**RECORDED INFORMATION**

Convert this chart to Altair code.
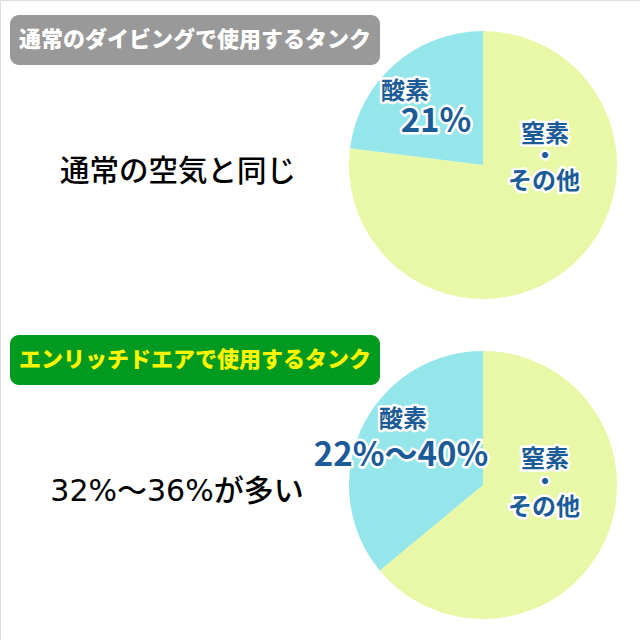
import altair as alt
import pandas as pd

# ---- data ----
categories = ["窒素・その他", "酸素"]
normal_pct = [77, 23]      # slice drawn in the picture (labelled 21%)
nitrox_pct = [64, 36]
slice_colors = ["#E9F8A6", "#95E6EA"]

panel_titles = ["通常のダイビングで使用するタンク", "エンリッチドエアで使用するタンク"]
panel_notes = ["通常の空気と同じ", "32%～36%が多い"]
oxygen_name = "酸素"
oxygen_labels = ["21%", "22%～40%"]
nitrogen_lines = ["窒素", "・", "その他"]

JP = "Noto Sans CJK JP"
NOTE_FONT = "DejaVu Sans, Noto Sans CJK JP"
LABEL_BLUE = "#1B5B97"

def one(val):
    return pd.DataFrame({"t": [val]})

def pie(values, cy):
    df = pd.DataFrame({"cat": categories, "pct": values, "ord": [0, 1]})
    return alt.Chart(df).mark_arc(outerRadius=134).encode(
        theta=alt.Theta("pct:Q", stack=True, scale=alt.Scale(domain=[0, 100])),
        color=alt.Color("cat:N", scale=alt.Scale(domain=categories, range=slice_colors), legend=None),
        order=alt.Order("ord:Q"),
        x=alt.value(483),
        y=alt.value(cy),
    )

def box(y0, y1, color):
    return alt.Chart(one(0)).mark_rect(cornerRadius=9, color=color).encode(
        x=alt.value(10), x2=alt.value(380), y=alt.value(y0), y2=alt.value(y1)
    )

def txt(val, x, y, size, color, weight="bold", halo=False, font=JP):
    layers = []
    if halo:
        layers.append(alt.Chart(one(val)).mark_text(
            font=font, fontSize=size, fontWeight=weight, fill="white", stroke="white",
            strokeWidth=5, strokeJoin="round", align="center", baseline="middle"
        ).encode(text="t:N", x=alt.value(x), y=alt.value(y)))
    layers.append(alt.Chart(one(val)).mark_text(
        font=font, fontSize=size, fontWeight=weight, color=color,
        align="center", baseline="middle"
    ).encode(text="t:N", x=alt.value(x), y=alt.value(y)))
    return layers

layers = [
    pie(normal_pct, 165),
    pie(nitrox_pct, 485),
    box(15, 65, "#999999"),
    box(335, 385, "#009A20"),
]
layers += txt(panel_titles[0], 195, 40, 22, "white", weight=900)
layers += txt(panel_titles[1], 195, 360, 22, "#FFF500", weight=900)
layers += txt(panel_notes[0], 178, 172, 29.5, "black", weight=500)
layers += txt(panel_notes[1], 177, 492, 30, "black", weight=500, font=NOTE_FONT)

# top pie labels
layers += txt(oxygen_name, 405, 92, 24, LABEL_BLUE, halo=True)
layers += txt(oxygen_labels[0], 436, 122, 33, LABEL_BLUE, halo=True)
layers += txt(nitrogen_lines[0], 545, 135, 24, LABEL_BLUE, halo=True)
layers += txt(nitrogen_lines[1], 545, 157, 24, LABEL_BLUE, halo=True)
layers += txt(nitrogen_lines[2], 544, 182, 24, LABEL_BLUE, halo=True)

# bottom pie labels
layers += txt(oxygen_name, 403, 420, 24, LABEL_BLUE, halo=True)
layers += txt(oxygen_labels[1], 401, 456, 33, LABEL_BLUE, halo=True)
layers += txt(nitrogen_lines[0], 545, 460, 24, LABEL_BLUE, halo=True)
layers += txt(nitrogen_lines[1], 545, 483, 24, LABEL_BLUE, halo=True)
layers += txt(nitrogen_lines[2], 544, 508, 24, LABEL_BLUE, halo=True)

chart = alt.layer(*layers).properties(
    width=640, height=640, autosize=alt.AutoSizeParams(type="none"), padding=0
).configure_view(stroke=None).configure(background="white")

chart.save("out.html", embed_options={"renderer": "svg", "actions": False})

**GIVEN PROBLEM**
Print out the whole of the material word for word, without pictures.

**RESULT**
Convert this chart to Altair code.
import altair as alt
import pandas as pd

# ---- data ----
categories = ["窒素・その他", "酸素"]
normal_pct = [77, 23]      # slice drawn in the picture (labelled 21%)
nitrox_pct = [64, 36]
slice_colors = ["#E9F8A6", "#95E6EA"]

panel_titles = ["通常のダイビングで使用するタンク", "エンリッチドエアで使用するタンク"]
panel_notes = ["通常の空気と同じ", "32%～36%が多い"]
oxygen_name = "酸素"
oxygen_labels = ["21%", "22%～40%"]
nitrogen_lines = ["窒素", "・", "その他"]

JP = "Noto Sans CJK JP"
NOTE_FONT = "DejaVu Sans, Noto Sans CJK JP"
LABEL_BLUE = "#1B5B97"

def one(val):
    return pd.DataFrame({"t": [val]})

def pie(values, cy):
    df = pd.DataFrame({"cat": categories, "pct": values, "ord": [0, 1]})
    return alt.Chart(df).mark_arc(outerRadius=134).encode(
        theta=alt.Theta("pct:Q", stack=True, scale=alt.Scale(domain=[0, 100])),
        color=alt.Color("cat:N", scale=alt.Scale(domain=categories, range=slice_colors), legend=None),
        order=alt.Order("ord:Q"),
        x=alt.value(483),
        y=alt.value(cy),
    )

def box(y0, y1, color):
    return alt.Chart(one(0)).mark_rect(cornerRadius=9, color=color).encode(
        x=alt.value(10), x2=alt.value(380), y=alt.value(y0), y2=alt.value(y1)
    )

def txt(val, x, y, size, color, weight="bold", halo=False, font=JP):
    layers = []
    if halo:
        layers.append(alt.Chart(one(val)).mark_text(
            font=font, fontSize=size, fontWeight=weight, fill="white", stroke="white",
            strokeWidth=5, strokeJoin="round", align="center", baseline="middle"
        ).encode(text="t:N", x=alt.value(x), y=alt.value(y)))
    layers.append(alt.Chart(one(val)).mark_text(
        font=font, fontSize=size, fontWeight=weight, color=color,
        align="center", baseline="middle"
    ).encode(text="t:N", x=alt.value(x), y=alt.value(y)))
    return layers

layers = [
    pie(normal_pct, 165),
    pie(nitrox_pct, 485),
    box(15, 65, "#999999"),
    box(335, 385, "#009A20"),
]
layers += txt(panel_titles[0], 195, 40, 22, "white", weight=900)
layers += txt(panel_titles[1], 195, 360, 22, "#FFF500", weight=900)
layers += txt(panel_notes[0], 178, 172, 29.5, "black", weight=500)
layers += txt(panel_notes[1], 177, 492, 30, "black", weight=500, font=NOTE_FONT)

# top pie labels
layers += txt(oxygen_name, 405, 92, 24, LABEL_BLUE, halo=True)
layers += txt(oxygen_labels[0], 436, 122, 33, LABEL_BLUE, halo=True)
layers += txt(nitrogen_lines[0], 545, 135, 24, LABEL_BLUE, halo=True)
layers += txt(nitrogen_lines[1], 545, 157, 24, LABEL_BLUE, halo=True)
layers += txt(nitrogen_lines[2], 544, 182, 24, LABEL_BLUE, halo=True)

# bottom pie labels
layers += txt(oxygen_name, 403, 420, 24, LABEL_BLUE, halo=True)
layers += txt(oxygen_labels[1], 401, 456, 33, LABEL_BLUE, halo=True)
layers += txt(nitrogen_lines[0], 545, 460, 24, LABEL_BLUE, halo=True)
layers += txt(nitrogen_lines[1], 545, 483, 24, LABEL_BLUE, halo=True)
layers += txt(nitrogen_lines[2], 544, 508, 24, LABEL_BLUE, halo=True)

chart = alt.layer(*layers).properties(
    width=640, height=640, autosize=alt.AutoSizeParams(type="none"), padding=0
).configure_view(stroke=None).configure(background="white")

chart.save("out.html", embed_options={"renderer": "svg", "actions": False})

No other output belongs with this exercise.